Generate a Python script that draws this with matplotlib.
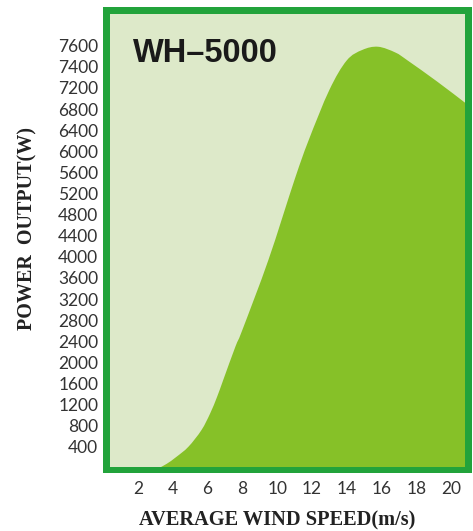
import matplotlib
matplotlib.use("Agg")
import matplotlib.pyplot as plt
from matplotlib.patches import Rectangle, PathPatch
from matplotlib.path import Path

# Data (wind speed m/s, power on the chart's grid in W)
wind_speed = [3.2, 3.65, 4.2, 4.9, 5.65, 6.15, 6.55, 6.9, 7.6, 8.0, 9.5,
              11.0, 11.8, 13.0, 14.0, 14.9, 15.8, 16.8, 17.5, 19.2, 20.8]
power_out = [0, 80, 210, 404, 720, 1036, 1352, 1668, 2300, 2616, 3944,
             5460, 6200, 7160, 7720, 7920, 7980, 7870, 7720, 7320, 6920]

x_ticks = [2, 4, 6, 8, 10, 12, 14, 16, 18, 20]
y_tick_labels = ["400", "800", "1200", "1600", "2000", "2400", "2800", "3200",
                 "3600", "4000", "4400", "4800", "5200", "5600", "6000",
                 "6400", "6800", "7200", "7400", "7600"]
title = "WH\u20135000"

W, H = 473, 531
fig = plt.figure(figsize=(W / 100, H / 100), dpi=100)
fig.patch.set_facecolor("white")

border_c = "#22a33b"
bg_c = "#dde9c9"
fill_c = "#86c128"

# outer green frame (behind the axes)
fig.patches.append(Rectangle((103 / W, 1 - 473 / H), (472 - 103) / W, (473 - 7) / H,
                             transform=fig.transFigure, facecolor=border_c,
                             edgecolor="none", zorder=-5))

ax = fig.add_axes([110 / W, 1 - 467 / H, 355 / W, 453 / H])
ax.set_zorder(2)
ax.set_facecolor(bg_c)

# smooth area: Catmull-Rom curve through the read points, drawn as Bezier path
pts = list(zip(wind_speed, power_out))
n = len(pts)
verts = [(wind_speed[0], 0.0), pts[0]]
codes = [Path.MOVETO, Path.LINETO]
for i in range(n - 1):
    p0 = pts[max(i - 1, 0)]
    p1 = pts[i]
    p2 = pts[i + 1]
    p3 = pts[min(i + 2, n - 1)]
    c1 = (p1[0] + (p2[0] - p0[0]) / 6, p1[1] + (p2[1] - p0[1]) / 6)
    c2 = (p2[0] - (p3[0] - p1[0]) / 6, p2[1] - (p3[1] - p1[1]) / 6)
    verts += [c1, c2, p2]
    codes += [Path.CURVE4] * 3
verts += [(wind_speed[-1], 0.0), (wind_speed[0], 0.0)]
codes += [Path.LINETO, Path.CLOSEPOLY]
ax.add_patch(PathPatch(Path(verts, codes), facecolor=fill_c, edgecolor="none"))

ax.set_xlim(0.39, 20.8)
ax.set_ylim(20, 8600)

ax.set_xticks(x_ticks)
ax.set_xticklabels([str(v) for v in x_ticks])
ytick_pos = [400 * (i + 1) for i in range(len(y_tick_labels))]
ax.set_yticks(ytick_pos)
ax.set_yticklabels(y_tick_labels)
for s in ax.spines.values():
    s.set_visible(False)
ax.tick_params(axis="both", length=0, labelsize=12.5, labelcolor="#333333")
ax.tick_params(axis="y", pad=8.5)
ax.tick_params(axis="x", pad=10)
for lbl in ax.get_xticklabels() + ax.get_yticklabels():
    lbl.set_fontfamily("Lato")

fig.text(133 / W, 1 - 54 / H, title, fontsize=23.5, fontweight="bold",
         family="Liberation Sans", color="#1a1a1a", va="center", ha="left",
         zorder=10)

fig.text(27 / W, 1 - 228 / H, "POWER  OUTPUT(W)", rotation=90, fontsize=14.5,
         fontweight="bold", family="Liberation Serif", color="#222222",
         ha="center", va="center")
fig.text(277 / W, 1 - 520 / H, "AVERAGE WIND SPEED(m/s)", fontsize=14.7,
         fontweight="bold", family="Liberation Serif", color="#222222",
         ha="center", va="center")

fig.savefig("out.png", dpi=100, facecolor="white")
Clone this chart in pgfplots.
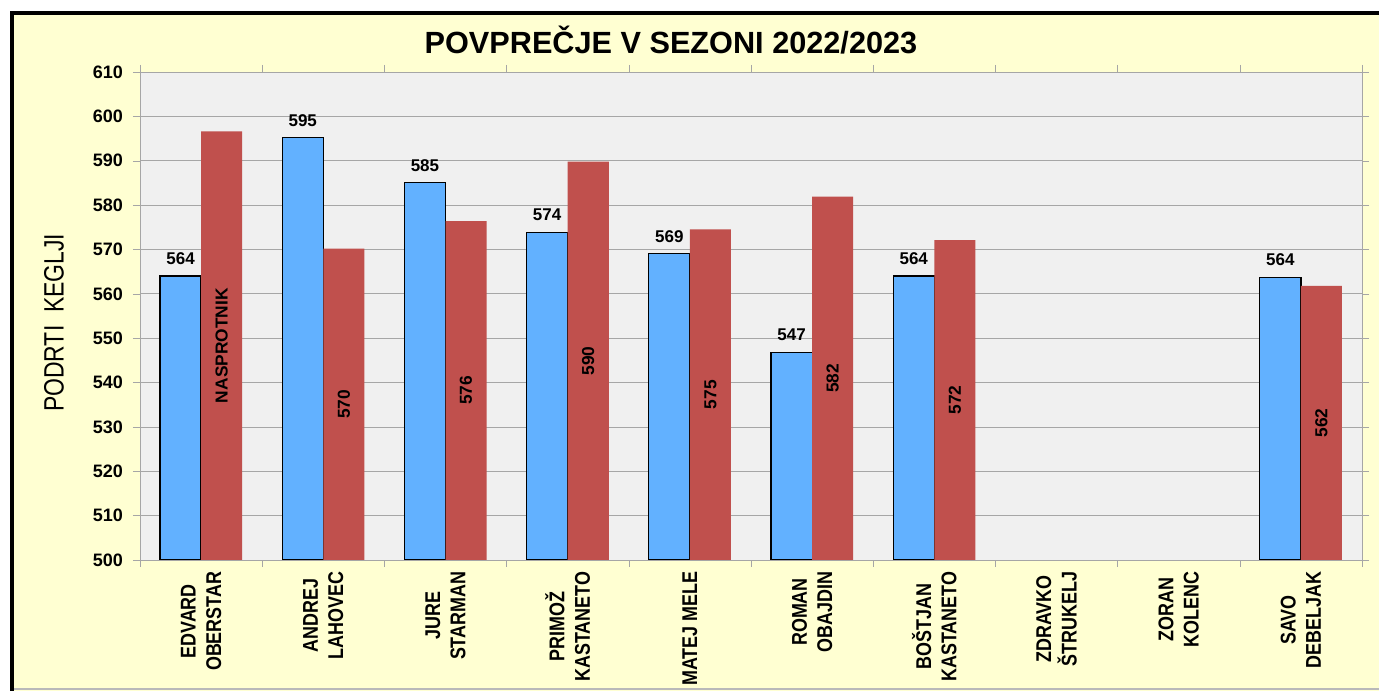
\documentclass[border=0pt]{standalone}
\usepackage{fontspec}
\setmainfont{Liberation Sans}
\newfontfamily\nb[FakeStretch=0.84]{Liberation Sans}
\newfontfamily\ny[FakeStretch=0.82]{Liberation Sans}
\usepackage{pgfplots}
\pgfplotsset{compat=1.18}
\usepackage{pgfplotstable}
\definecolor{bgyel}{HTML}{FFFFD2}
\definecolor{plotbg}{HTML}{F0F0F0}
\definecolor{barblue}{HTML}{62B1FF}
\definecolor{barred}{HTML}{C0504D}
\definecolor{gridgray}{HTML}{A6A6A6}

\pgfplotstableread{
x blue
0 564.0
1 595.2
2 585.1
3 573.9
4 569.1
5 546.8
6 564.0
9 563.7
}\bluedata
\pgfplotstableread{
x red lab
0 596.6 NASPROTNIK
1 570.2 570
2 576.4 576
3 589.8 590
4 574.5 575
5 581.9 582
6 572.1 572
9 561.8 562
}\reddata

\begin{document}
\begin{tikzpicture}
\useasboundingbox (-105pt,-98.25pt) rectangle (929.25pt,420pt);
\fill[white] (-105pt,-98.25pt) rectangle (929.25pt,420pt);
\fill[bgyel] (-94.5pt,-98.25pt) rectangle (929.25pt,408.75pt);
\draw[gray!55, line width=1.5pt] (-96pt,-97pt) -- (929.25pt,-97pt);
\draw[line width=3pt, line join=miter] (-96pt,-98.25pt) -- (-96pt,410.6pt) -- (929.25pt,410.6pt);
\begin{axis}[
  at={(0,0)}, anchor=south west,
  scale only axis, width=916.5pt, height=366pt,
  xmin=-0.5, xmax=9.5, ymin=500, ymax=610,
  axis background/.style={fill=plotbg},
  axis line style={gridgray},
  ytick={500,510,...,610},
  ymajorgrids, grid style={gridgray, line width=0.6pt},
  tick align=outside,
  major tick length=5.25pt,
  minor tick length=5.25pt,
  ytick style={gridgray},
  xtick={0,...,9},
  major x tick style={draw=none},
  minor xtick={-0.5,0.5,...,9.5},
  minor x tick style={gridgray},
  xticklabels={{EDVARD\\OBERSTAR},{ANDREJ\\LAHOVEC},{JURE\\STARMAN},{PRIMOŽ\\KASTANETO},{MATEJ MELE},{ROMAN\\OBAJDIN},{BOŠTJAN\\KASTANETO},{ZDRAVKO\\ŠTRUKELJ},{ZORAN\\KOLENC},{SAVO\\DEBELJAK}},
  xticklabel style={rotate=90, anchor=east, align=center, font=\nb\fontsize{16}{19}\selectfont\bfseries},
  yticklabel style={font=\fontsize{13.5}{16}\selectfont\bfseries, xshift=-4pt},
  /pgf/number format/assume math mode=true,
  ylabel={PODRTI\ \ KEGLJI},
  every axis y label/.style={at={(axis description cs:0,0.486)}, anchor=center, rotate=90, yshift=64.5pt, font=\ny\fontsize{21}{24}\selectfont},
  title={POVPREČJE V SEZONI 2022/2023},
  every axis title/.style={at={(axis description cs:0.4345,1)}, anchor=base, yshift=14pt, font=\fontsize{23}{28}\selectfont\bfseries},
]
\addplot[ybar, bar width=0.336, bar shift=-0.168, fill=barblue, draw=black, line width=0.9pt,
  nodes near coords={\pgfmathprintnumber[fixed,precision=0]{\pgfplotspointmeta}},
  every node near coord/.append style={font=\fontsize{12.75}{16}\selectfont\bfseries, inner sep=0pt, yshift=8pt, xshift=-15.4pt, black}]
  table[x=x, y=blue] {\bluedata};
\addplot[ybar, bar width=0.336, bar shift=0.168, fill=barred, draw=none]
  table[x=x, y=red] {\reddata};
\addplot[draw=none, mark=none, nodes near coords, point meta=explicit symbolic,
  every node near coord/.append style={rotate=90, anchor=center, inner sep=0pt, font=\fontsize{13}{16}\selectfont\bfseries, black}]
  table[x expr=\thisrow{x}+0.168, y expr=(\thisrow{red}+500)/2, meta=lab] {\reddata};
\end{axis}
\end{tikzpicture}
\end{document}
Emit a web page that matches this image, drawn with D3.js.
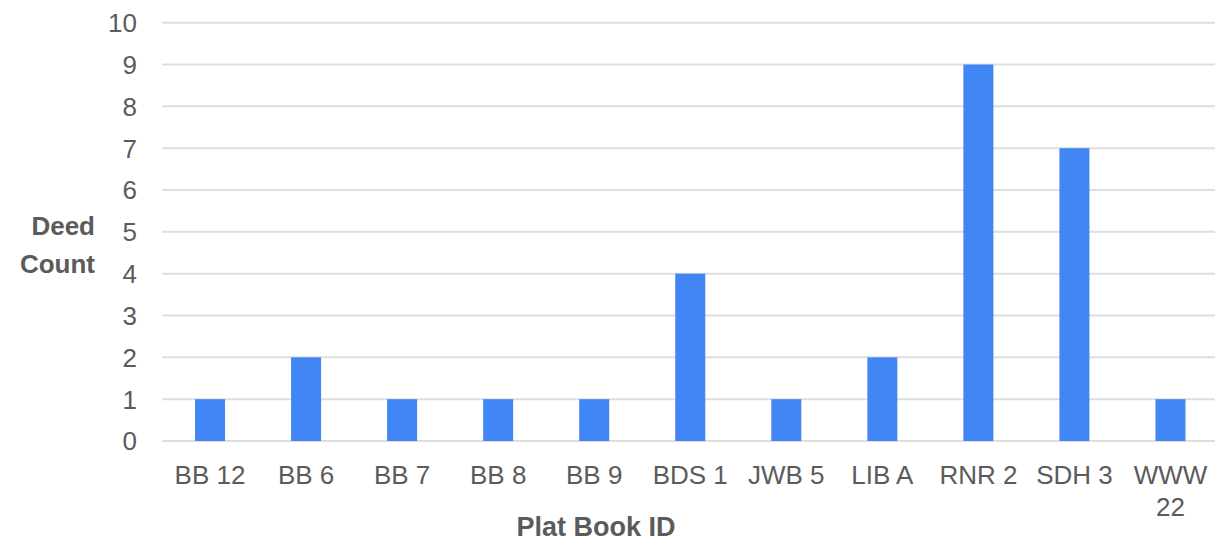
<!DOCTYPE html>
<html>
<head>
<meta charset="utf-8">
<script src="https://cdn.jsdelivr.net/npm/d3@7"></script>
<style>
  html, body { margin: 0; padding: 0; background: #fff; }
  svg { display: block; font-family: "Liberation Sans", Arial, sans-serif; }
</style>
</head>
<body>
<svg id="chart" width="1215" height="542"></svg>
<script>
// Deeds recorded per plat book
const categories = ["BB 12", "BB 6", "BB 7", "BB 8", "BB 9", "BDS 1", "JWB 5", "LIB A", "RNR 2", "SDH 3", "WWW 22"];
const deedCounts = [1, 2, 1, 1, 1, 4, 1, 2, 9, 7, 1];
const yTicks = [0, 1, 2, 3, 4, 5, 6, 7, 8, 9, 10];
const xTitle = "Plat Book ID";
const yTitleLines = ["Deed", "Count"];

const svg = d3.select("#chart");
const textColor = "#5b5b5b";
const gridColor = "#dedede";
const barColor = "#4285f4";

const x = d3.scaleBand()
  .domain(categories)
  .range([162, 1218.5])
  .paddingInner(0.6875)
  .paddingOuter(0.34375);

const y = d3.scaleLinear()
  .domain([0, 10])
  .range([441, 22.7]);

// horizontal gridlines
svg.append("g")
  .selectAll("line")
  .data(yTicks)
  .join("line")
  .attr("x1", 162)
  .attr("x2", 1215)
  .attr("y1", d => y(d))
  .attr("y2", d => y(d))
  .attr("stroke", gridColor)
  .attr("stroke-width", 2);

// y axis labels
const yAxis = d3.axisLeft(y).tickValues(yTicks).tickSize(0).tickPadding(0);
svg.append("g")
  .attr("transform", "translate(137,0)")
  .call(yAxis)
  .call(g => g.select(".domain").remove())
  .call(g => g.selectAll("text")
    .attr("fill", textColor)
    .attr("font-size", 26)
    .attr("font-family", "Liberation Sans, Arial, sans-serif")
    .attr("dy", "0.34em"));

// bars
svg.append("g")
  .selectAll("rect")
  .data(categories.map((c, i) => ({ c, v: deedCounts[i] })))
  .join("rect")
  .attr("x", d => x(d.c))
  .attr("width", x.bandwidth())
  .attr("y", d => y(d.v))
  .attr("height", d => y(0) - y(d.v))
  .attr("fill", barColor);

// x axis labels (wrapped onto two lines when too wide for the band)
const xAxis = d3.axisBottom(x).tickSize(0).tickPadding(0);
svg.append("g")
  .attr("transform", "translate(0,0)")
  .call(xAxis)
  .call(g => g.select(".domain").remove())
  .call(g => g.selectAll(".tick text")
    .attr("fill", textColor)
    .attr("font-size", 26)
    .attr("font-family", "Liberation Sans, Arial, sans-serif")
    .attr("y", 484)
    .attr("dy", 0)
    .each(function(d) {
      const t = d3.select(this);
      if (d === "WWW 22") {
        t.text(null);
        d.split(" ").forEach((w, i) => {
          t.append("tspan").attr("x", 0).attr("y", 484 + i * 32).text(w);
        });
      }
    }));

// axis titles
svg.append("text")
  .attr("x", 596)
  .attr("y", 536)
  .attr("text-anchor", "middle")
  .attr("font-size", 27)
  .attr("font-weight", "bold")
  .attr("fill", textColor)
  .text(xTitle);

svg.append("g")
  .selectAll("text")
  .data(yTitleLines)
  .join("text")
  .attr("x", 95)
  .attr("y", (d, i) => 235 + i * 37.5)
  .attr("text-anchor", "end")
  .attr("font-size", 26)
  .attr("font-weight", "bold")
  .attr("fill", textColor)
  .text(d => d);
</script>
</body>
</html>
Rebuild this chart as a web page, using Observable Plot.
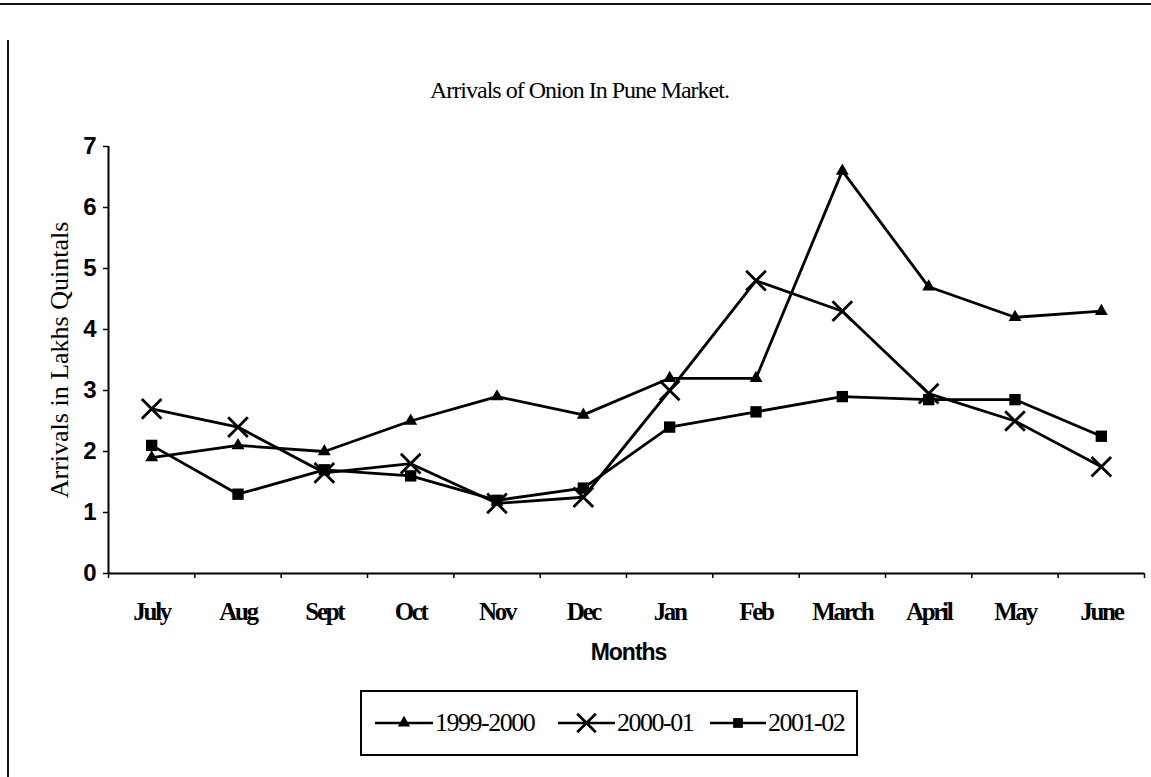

PROBLEM DETAILS:
Everything from the first line to the line with "from matplotlib.path import Path" must be repeated exactly, and nothing else. Leave the pictures out.

OUTPUT FOR THIS EXERCISE:
Generate a Python script that draws this with matplotlib.
import matplotlib
matplotlib.use("Agg")
import matplotlib.pyplot as plt
from matplotlib.patches import Rectangle, PathPatch
from matplotlib.path import Path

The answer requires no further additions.